The allocation API functions all use the core function __alloc_pages() but the APIs exist so that the correct node and zone will be chosen. Different users will require different zones such as ZONE_ DMA for certain device drivers or ZONE_ NORMAL for disk buffers and callers should not have to be aware of what node is being used. A full list of page allocation APIs are listed in Table 7.1.
Allocations are always for a specified order, 0 in the case where a single page is required. If a free block cannot be found of the requested order, a higher order block is split into two buddies. One is allocated and the other is placed on the free list for the lower order. Figure 7.2 shows where a block is split and how the buddies are added to the free lists until a block for the process is available.

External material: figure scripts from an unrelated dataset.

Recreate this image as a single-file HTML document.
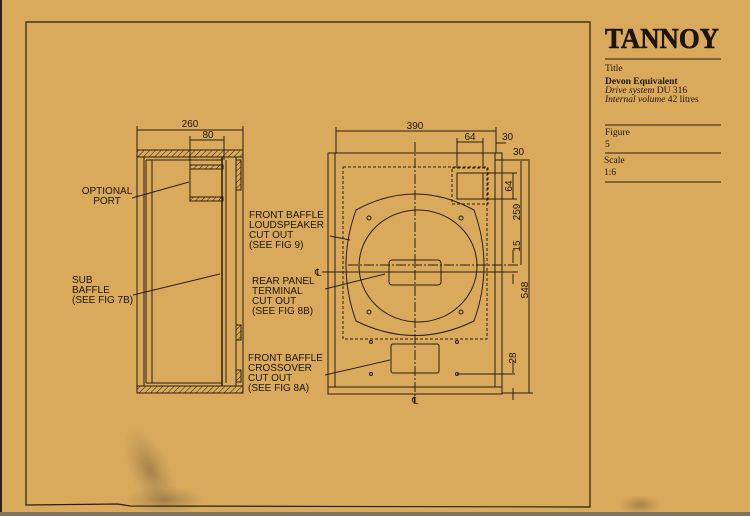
<!DOCTYPE html>
<html><head><meta charset="utf-8"><style>
html,body{margin:0;padding:0}
body{width:750px;height:516px;overflow:hidden;background:#d9aa5c;position:relative;font-family:"Liberation Sans",sans-serif}
svg{position:absolute;left:0;top:0}
</style></head><body>
<svg width="750" height="516" viewBox="0 0 750 516" xmlns="http://www.w3.org/2000/svg">
<defs>
<radialGradient id="st" cx="0.5" cy="0.5" r="0.5">
<stop offset="0" stop-color="#8f7040" stop-opacity="0.7"/>
<stop offset="1" stop-color="#a08050" stop-opacity="0"/>
</radialGradient>
<pattern id="h" width="4" height="4" patternUnits="userSpaceOnUse" patternTransform="rotate(45)">
<line x1="0" y1="0" x2="0" y2="4" stroke="#2a1e10" stroke-width="1"/>
</pattern>
</defs>
<rect x="0" y="0" width="2" height="516" fill="#2a2014"/>
<rect x="0" y="512" width="750" height="4" fill="#7d7560"/>
<ellipse cx="150" cy="470" rx="20" ry="45" fill="url(#st)" transform="rotate(-25 150 470)"/>
<ellipse cx="165" cy="500" rx="40" ry="14" fill="url(#st)"/>
<ellipse cx="640" cy="505" rx="22" ry="10" fill="url(#st)"/>
<g fill="none" stroke="#2a1e10" stroke-width="1">
<path d="M26 22 H590 V507 L130 506 L118 504 L26 505 Z" stroke-width="1.2"/>
<line x1="605" y1="59" x2="721" y2="59"/>
<line x1="605" y1="125" x2="721" y2="125"/>
<line x1="605" y1="153" x2="721" y2="153"/>
<line x1="605" y1="182" x2="721" y2="182"/>
<rect x="137" y="150" width="106" height="243"/>
<rect x="137" y="150" width="106" height="7" fill="url(#h)"/>
<rect x="137" y="386" width="106" height="7" fill="url(#h)"/>
<line x1="144" y1="157" x2="144" y2="386"/>
<line x1="146" y1="160" x2="146" y2="383"/>
<line x1="152" y1="160" x2="152" y2="383"/>
<line x1="146" y1="160" x2="222" y2="160"/>
<line x1="146" y1="383" x2="222" y2="383"/>
<line x1="222" y1="157" x2="222" y2="386" stroke-width="1.5"/>
<line x1="226" y1="160" x2="226" y2="383"/>
<line x1="236" y1="157" x2="236" y2="386"/>
<rect x="236" y="160" width="5" height="30" fill="url(#h)"/>
<rect x="236" y="325" width="5" height="15" fill="url(#h)"/>
<rect x="236" y="370" width="5" height="12" fill="url(#h)"/>
<rect x="190" y="165" width="33" height="4" fill="url(#h)"/>
<rect x="190" y="197" width="33" height="4" fill="url(#h)"/>
<line x1="190" y1="169" x2="190" y2="197"/>
<line x1="137" y1="130" x2="243" y2="130"/>
<line x1="137" y1="126" x2="137" y2="150"/><line x1="243" y1="126" x2="243" y2="150"/>
<line x1="190" y1="140" x2="224" y2="140"/>
<line x1="190" y1="136" x2="190" y2="165"/><line x1="224" y1="136" x2="224" y2="160"/>
<line x1="132" y1="198" x2="189" y2="182"/>
<line x1="133" y1="295" x2="220" y2="274"/>
<rect x="328" y="153" width="174" height="241"/>
<line x1="335" y1="153" x2="335" y2="387"/>
<line x1="495" y1="153" x2="495" y2="387"/>
<line x1="328" y1="387" x2="502" y2="387"/>
<line x1="495" y1="160" x2="530" y2="160"/>
<rect x="343" y="167" width="144" height="172" stroke-dasharray="3,2"/>
<rect x="452" y="168" width="36" height="36" stroke-dasharray="3,2"/>
<rect x="457" y="173" width="26" height="26"/>
<path d="M356 210 Q415 178 474 210 Q494 265 474 321 Q415 350 356 321 Q336 265 356 210 Z"/>
<ellipse cx="418" cy="266" rx="59" ry="56"/>
<circle cx="369" cy="218" r="2"/><circle cx="461" cy="218" r="2"/>
<circle cx="369" cy="312" r="2"/><circle cx="461" cy="312" r="2"/>
<rect x="389" y="260" width="52" height="25" rx="3"/>
<rect x="391" y="344" width="48" height="29" rx="2"/>
<circle cx="371" cy="342" r="1.5"/><circle cx="457" cy="342" r="1.5"/>
<circle cx="371" cy="374" r="1.5"/><circle cx="457" cy="374" r="1.5"/>
<line x1="415" y1="142" x2="415" y2="402" stroke-dasharray="10,2,2,2"/>
<line x1="322" y1="272" x2="518" y2="272"/>
<line x1="348" y1="265" x2="520" y2="265" stroke-dasharray="10,2,2,2"/>
<line x1="457" y1="374" x2="515" y2="374"/>
<line x1="336" y1="131" x2="496" y2="131"/>
<line x1="336" y1="127" x2="336" y2="153"/><line x1="496" y1="127" x2="496" y2="153"/>
<line x1="457" y1="142" x2="483" y2="142"/>
<line x1="457" y1="138" x2="457" y2="168"/><line x1="483" y1="138" x2="483" y2="168"/>
<line x1="496" y1="143" x2="506" y2="143"/>
<line x1="483" y1="173" x2="517" y2="173"/><line x1="483" y1="199" x2="517" y2="199"/>
<line x1="513" y1="173" x2="513" y2="199"/>
<line x1="521" y1="161" x2="521" y2="265"/>
<line x1="529" y1="161" x2="529" y2="393"/>
<line x1="502" y1="393" x2="533" y2="393"/>
<line x1="513" y1="250" x2="513" y2="263"/><line x1="513" y1="274" x2="513" y2="284"/>
<line x1="513" y1="360" x2="513" y2="373"/><line x1="513" y1="388" x2="513" y2="400"/>
<line x1="330" y1="236" x2="350" y2="240"/>
<line x1="325" y1="289" x2="385" y2="274"/>
<line x1="325" y1="375" x2="390" y2="360"/>
</g>
<g fill="#1e150a" font-size="10">
<text x="190" y="127" text-anchor="middle">260</text>
<text x="208" y="138" text-anchor="middle">80</text>
<text x="107" y="194" text-anchor="middle">OPTIONAL</text>
<text x="107" y="204" text-anchor="middle">PORT</text>
<text x="72" y="283">SUB</text>
<text x="72" y="293">BAFFLE</text>
<text x="72" y="303">(SEE FIG 7B)</text>
<text x="249" y="218">FRONT BAFFLE</text>
<text x="249" y="228">LOUDSPEAKER</text>
<text x="249" y="238">CUT OUT</text>
<text x="249" y="248">(SEE FIG 9)</text>
<text x="252" y="284">REAR PANEL</text>
<text x="252" y="294">TERMINAL</text>
<text x="252" y="304">CUT OUT</text>
<text x="252" y="314">(SEE FIG 8B)</text>
<text x="248" y="361">FRONT BAFFLE</text>
<text x="248" y="371">CROSSOVER</text>
<text x="248" y="381">CUT OUT</text>
<text x="248" y="391">(SEE FIG 8A)</text>
<text x="415" y="129" text-anchor="middle">390</text>
<text x="470" y="140" text-anchor="middle">64</text>
<text x="502" y="140">30</text>
<text x="513" y="155">30</text>
<text x="315" y="276">℄</text>
<text x="412" y="404">℄</text>
<text transform="translate(512,186) rotate(-90)" text-anchor="middle">64</text>
<text transform="translate(520,212) rotate(-90)" text-anchor="middle">259</text>
<text transform="translate(520,246) rotate(-90)" text-anchor="middle">15</text>
<text transform="translate(528,290) rotate(-90)" text-anchor="middle">548</text>
<text transform="translate(516,358) rotate(-90)" text-anchor="middle">28</text>
</g>
<g fill="#1e150a" font-family="Liberation Serif,serif">
<text x="605" y="48" font-size="28" font-weight="bold" stroke="#1e150a" stroke-width="0.6" textLength="114" lengthAdjust="spacingAndGlyphs">TANNOY</text>
<text x="605" y="71" font-size="9.5">Title</text>
<text x="605" y="84" font-size="9.5" font-weight="bold">Devon Equivalent</text>
<text x="605" y="93" font-size="9.5"><tspan font-style="italic">Drive system</tspan> DU 316</text>
<text x="605" y="102" font-size="9.5"><tspan font-style="italic">Internal volume</tspan> 42 litres</text>
<text x="605" y="135" font-size="9.5">Figure</text>
<text x="605" y="147" font-size="9.5">5</text>
<text x="604" y="163" font-size="9.5">Scale</text>
<text x="604" y="175" font-size="9.5">1:6</text>
</g>
</svg>
</body></html>
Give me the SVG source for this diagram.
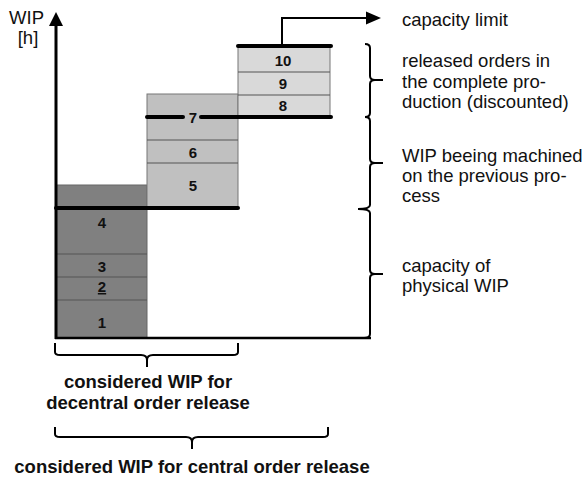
<svg xmlns="http://www.w3.org/2000/svg" width="586" height="477" viewBox="0 0 586 477">
<style>
.lbl{font-family:"Liberation Sans",Arial,sans-serif;font-size:18.5px;fill:#111}
.bold{font-family:"Liberation Sans",Arial,sans-serif;font-size:18.5px;font-weight:bold;fill:#111;text-anchor:middle}
.num{font-family:"Liberation Sans",Arial,sans-serif;font-size:15px;font-weight:bold;fill:#111;text-anchor:middle}
.div{stroke:#555;stroke-width:1.2}
.thick{stroke:#000;stroke-width:4;stroke-linecap:round}
.brace{fill:none;stroke:#000;stroke-width:2}
</style>
<rect width="586" height="477" fill="#fff"/>
<g id="column1">
<rect x="56" y="185" width="91" height="153" fill="#808080" stroke="#666" stroke-width="1"/>
<line class="div" x1="56" y1="254" x2="147" y2="254"/>
<line class="div" x1="56" y1="277" x2="147" y2="277"/>
<line class="div" x1="56" y1="300" x2="147" y2="300"/>
<text class="num" x="102" y="228">4</text>
<text class="num" x="102" y="272">3</text>
<text class="num" x="102" y="292" text-decoration="underline">2</text>
<text class="num" x="102" y="328">1</text>
</g>
<g id="column2">
<rect x="147" y="94" width="91" height="114" fill="#c0c0c0" stroke="#777" stroke-width="1"/>
<line class="div" x1="147" y1="140" x2="238" y2="140"/>
<line class="div" x1="147" y1="163" x2="238" y2="163"/>
<text class="num" x="193" y="123">7</text>
<text class="num" x="193" y="158">6</text>
<text class="num" x="193" y="191">5</text>
</g>
<g id="column3">
<rect x="238" y="46" width="92" height="71" fill="#d9d9d9" stroke="#777" stroke-width="1"/>
<line class="div" x1="238" y1="72" x2="330" y2="72"/>
<line class="div" x1="238" y1="95" x2="330" y2="95"/>
<text class="num" x="283" y="66">10</text>
<text class="num" x="283" y="89">9</text>
<text class="num" x="283" y="111">8</text>
</g>
<g id="levels">
<line class="thick" x1="56" y1="208" x2="238" y2="208"/>
<line class="thick" x1="147" y1="117" x2="183" y2="117"/>
<line class="thick" x1="201" y1="117" x2="331" y2="117"/>
<line class="thick" x1="238" y1="46" x2="331" y2="46"/>
</g>
<g id="axes">
<line x1="56" y1="24" x2="56" y2="339" stroke="#000" stroke-width="3"/>
<polygon points="49,26 63,26 56,12" fill="#000"/>
<line x1="55" y1="338" x2="371" y2="338" stroke="#000" stroke-width="2.5"/>
<text class="lbl" x="44" y="24" text-anchor="end" font-size="16.5">WIP</text>
<text class="lbl" x="28" y="44" text-anchor="middle" font-size="16">[h]</text>
</g>
<g id="connectors">
<path d="M282,46 V18 H368" fill="none" stroke="#000" stroke-width="2"/>
<polygon points="366,11.5 381,18 366,24.5" fill="#000"/>
<path class="brace" d="M365,44 Q370,44 370,48 V76 Q370,80 375,80 H383 M375,80 Q370,80 370,84 V113 Q370,117 365,117"/>
<path class="brace" d="M365,117 Q370,117 370,121 V159 Q370,163 375,163 H383 M375,163 Q370,163 370,167 V205 Q370,209 358,209"/>
<path class="brace" d="M358,209 Q370,209 370,213 V270 Q370,274 375,274 H383 M375,274 Q370,274 370,278 V334 Q370,338 364,338"/>
<path class="brace" d="M55,343 V352 Q55,355 60,355 H141 Q147,355 147,360 V367 M147,360 Q147,355 153,355 H233 Q238,355 238,352 V343"/>
<path class="brace" d="M55,427 V434 Q55,437 60,437 H186 Q192,437 192,442 V449 M192,442 Q192,437 198,437 H323 Q328,437 328,434 V427"/>
</g>
<g id="labels">
<text class="lbl" x="402" y="26">capacity limit</text>
<text class="lbl" x="402" y="67">released orders in</text>
<text class="lbl" x="402" y="87.5">the complete pro-</text>
<text class="lbl" x="402" y="108">duction (discounted)</text>
<text class="lbl" x="402" y="162">WIP beeing machined</text>
<text class="lbl" x="402" y="182">on the previous pro-</text>
<text class="lbl" x="402" y="202">cess</text>
<text class="lbl" x="402" y="272">capacity of</text>
<text class="lbl" x="402" y="292">physical WIP</text>
<text class="bold" x="148" y="388">considered WIP for</text>
<text class="bold" x="148" y="409">decentral order release</text>
<text class="bold" x="192" y="473">considered WIP for central order release</text>
</g>
</svg>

When the block is later freed, the buddy will be checked. If both are free, they are merged to form a higher order block and placed on the higher free list where its buddy is checked and so on. If the buddy is not free, the freed block is added to the free list at the current order. During these list manipulations, interrupts have to be disabled to prevent an interrupt handler manipulating the lists while a process has them in an inconsistent state. This is achieved by using an interrupt safe spinlock.
The second decision to make is which memory node or pg_data_t to use. Linux uses a node-local allocation policy which aims to use the memory bank associated with the CPU running the page allocating process. Here, the function _alloc_pages() is what is important as this function is different depending on whether the kernel is built for a UMA (function in mm/page_alloc.c) or NUMA (function in mm/numa.c) machine.
Regardless of which API is used, __alloc_pages() in mm/page_alloc.c is the heart of the allocator. This function, which is never called directly, examines the selected zone and checks if it is suitable to allocate from based on the number of available pages. If the zone is not suitable, the allocator may fall back to other zones. The order of zones to fall back on are decided at boot time by the function build_zonelists() but generally ZONE_ HIGHMEM will fall back to ZONE_ NORMAL and that in turn will fall back to ZONE_ DMA. If number of free pages reaches the pages_low watermark, it will wake kswapd to begin freeing up pages from zones and if memory is extremely tight, the caller will do the work of kswapd itself.
Once the zone has finally been decided on, the function rmqueue() is called to allocate the block of pages or split higher level blocks if one of the appropriate size is not available.